▸ EXERCISE BRIEF: Print the material below exactly as it stands, please, from its first line to the line holding "2538.11, 2537.97, 2537.77]", with no pictures.

▸ SOURCE DATA:
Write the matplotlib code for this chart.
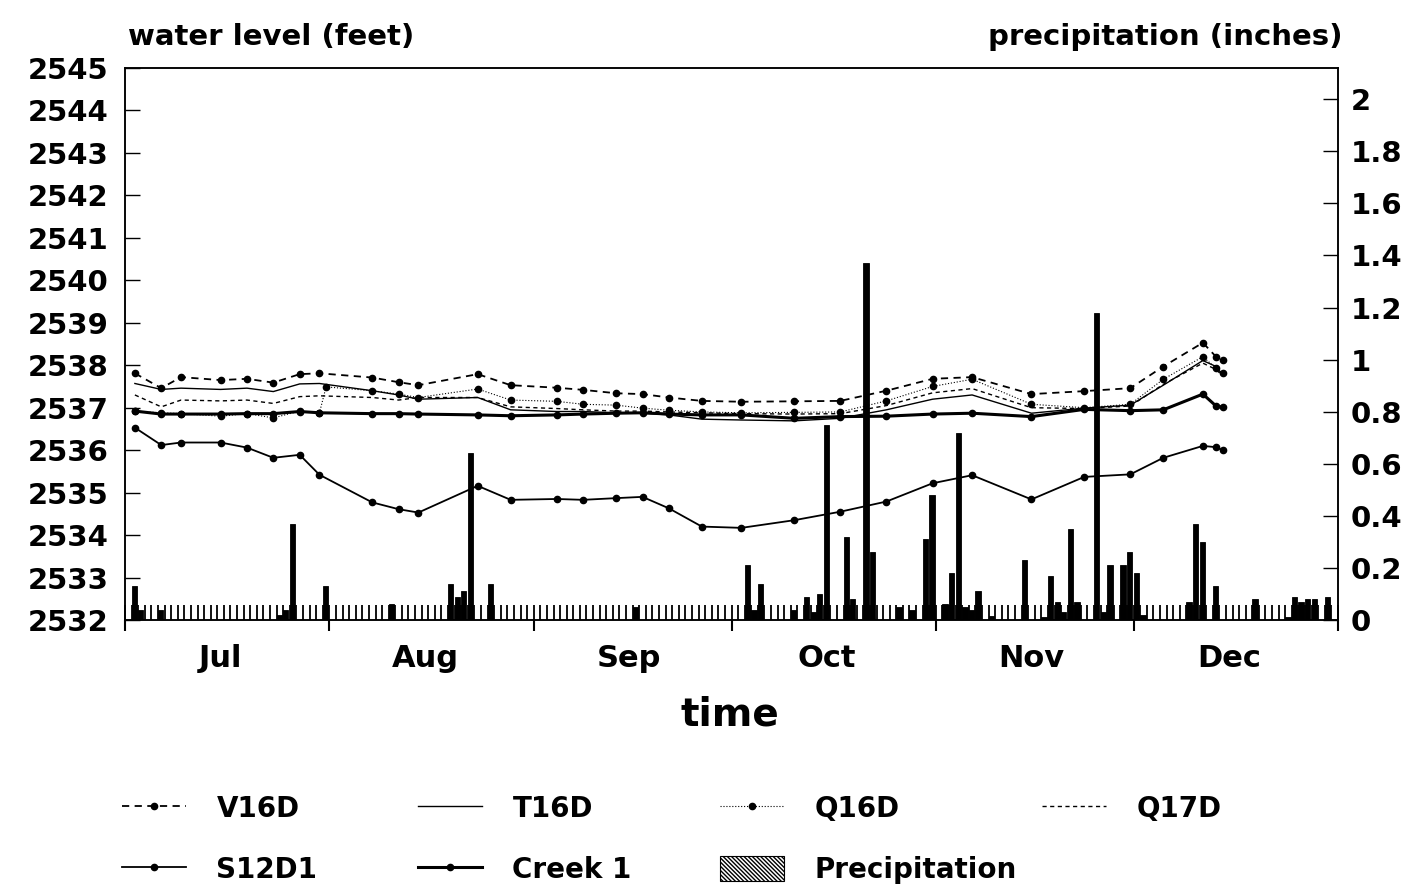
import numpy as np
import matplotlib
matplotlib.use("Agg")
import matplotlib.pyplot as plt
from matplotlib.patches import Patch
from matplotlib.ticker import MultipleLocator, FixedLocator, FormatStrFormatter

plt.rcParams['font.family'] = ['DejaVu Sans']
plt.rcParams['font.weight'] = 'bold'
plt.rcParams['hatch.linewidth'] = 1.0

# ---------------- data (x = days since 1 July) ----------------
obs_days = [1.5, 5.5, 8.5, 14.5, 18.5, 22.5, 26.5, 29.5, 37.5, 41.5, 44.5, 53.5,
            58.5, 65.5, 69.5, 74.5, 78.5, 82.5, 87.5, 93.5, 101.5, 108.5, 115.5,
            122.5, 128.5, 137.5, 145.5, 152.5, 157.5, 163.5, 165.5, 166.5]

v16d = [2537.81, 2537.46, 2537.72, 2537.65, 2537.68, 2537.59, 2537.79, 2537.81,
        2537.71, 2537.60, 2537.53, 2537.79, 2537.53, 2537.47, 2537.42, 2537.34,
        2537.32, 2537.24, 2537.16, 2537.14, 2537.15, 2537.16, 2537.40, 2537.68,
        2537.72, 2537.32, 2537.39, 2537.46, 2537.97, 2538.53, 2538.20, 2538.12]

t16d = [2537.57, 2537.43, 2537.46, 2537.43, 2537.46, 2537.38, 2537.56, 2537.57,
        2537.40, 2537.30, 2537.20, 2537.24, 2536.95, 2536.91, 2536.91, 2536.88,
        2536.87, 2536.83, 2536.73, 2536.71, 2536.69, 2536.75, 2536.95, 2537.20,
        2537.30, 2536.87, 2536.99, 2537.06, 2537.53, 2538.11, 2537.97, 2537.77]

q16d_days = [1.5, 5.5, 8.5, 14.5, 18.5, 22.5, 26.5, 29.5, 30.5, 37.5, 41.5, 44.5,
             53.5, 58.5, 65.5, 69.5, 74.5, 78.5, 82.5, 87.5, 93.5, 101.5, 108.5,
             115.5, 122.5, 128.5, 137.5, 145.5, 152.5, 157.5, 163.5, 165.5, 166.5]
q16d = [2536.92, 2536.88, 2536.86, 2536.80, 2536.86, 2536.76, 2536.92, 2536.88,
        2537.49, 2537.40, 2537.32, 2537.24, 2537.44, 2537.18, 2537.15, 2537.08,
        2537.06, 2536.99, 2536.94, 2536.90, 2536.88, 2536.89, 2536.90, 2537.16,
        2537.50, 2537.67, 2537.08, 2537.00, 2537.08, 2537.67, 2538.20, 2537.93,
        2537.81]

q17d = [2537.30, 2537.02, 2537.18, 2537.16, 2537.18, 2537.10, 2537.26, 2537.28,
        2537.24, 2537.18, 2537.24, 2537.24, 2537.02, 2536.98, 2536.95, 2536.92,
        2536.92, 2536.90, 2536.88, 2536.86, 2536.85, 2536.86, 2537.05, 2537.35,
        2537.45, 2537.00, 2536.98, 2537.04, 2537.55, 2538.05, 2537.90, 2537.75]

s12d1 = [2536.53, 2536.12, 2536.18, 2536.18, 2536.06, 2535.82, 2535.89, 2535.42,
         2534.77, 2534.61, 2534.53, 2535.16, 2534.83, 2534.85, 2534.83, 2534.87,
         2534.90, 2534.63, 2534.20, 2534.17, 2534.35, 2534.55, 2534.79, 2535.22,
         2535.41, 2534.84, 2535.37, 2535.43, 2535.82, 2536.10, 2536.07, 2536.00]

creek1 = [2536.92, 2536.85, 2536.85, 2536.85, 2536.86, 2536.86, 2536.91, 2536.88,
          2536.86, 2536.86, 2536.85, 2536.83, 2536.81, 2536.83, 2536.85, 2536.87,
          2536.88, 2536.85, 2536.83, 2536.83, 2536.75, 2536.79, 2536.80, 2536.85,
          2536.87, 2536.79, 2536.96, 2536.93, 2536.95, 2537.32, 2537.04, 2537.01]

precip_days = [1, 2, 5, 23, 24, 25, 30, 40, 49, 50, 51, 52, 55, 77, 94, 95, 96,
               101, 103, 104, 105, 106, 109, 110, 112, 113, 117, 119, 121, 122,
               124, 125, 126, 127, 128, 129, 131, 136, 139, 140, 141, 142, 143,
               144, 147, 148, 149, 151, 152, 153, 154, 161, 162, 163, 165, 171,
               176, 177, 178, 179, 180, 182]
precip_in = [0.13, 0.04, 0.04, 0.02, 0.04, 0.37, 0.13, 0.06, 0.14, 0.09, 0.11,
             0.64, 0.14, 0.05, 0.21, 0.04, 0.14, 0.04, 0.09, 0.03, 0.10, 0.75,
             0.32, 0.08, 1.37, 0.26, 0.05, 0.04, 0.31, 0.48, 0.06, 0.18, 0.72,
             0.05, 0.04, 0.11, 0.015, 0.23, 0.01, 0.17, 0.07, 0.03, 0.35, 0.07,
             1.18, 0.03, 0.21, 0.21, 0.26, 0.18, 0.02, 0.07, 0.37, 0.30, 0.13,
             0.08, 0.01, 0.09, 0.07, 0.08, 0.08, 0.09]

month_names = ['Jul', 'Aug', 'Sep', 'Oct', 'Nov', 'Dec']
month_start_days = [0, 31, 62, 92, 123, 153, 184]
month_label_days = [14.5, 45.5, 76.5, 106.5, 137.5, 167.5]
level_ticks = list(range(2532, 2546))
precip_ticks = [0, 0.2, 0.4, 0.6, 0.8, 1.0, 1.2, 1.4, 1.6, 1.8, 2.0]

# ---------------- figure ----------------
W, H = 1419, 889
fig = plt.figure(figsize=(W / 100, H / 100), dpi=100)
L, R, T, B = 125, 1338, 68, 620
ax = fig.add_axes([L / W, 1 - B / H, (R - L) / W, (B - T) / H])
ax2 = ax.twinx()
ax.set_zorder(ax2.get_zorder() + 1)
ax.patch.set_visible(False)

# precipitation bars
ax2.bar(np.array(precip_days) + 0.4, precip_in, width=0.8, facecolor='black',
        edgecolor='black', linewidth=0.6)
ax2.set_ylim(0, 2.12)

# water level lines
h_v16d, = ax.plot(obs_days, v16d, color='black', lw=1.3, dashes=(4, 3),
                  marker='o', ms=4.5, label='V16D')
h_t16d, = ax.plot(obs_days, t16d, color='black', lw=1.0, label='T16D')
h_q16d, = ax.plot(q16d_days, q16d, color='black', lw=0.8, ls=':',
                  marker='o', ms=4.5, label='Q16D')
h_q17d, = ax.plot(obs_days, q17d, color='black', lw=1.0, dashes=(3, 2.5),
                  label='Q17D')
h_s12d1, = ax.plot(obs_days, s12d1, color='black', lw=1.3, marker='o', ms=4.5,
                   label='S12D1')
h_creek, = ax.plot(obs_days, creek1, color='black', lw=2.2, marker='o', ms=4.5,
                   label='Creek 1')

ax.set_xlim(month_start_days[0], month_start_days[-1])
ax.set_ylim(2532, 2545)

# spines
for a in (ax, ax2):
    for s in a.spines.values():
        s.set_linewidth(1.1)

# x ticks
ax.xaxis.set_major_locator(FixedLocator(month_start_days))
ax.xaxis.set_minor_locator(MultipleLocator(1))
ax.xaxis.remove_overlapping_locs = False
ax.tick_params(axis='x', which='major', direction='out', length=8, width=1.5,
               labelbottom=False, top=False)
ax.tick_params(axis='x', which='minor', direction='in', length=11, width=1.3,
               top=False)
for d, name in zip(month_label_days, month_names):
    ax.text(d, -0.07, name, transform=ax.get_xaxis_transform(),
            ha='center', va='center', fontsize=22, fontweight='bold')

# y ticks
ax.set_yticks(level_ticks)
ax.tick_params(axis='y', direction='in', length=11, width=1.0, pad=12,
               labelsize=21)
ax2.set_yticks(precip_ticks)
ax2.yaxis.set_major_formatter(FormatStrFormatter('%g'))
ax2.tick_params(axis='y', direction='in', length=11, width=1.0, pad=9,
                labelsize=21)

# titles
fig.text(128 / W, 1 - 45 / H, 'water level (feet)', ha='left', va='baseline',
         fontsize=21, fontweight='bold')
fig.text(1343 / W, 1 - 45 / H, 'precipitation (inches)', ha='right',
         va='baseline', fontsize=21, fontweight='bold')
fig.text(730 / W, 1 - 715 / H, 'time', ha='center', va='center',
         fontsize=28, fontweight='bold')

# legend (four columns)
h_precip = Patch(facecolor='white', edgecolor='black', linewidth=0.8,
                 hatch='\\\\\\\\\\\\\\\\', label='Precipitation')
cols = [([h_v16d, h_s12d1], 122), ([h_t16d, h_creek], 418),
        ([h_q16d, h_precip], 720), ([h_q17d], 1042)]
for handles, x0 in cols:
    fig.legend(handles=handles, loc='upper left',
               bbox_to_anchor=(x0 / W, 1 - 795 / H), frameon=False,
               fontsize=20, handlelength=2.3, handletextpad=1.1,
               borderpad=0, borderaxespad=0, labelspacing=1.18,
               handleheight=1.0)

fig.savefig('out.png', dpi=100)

▸ TASK SOLUTION:
Write the matplotlib code for this chart.
import numpy as np
import matplotlib
matplotlib.use("Agg")
import matplotlib.pyplot as plt
from matplotlib.patches import Patch
from matplotlib.ticker import MultipleLocator, FixedLocator, FormatStrFormatter

plt.rcParams['font.family'] = ['DejaVu Sans']
plt.rcParams['font.weight'] = 'bold'
plt.rcParams['hatch.linewidth'] = 1.0

# ---------------- data (x = days since 1 July) ----------------
obs_days = [1.5, 5.5, 8.5, 14.5, 18.5, 22.5, 26.5, 29.5, 37.5, 41.5, 44.5, 53.5,
            58.5, 65.5, 69.5, 74.5, 78.5, 82.5, 87.5, 93.5, 101.5, 108.5, 115.5,
            122.5, 128.5, 137.5, 145.5, 152.5, 157.5, 163.5, 165.5, 166.5]

v16d = [2537.81, 2537.46, 2537.72, 2537.65, 2537.68, 2537.59, 2537.79, 2537.81,
        2537.71, 2537.60, 2537.53, 2537.79, 2537.53, 2537.47, 2537.42, 2537.34,
        2537.32, 2537.24, 2537.16, 2537.14, 2537.15, 2537.16, 2537.40, 2537.68,
        2537.72, 2537.32, 2537.39, 2537.46, 2537.97, 2538.53, 2538.20, 2538.12]

t16d = [2537.57, 2537.43, 2537.46, 2537.43, 2537.46, 2537.38, 2537.56, 2537.57,
        2537.40, 2537.30, 2537.20, 2537.24, 2536.95, 2536.91, 2536.91, 2536.88,
        2536.87, 2536.83, 2536.73, 2536.71, 2536.69, 2536.75, 2536.95, 2537.20,
        2537.30, 2536.87, 2536.99, 2537.06, 2537.53, 2538.11, 2537.97, 2537.77]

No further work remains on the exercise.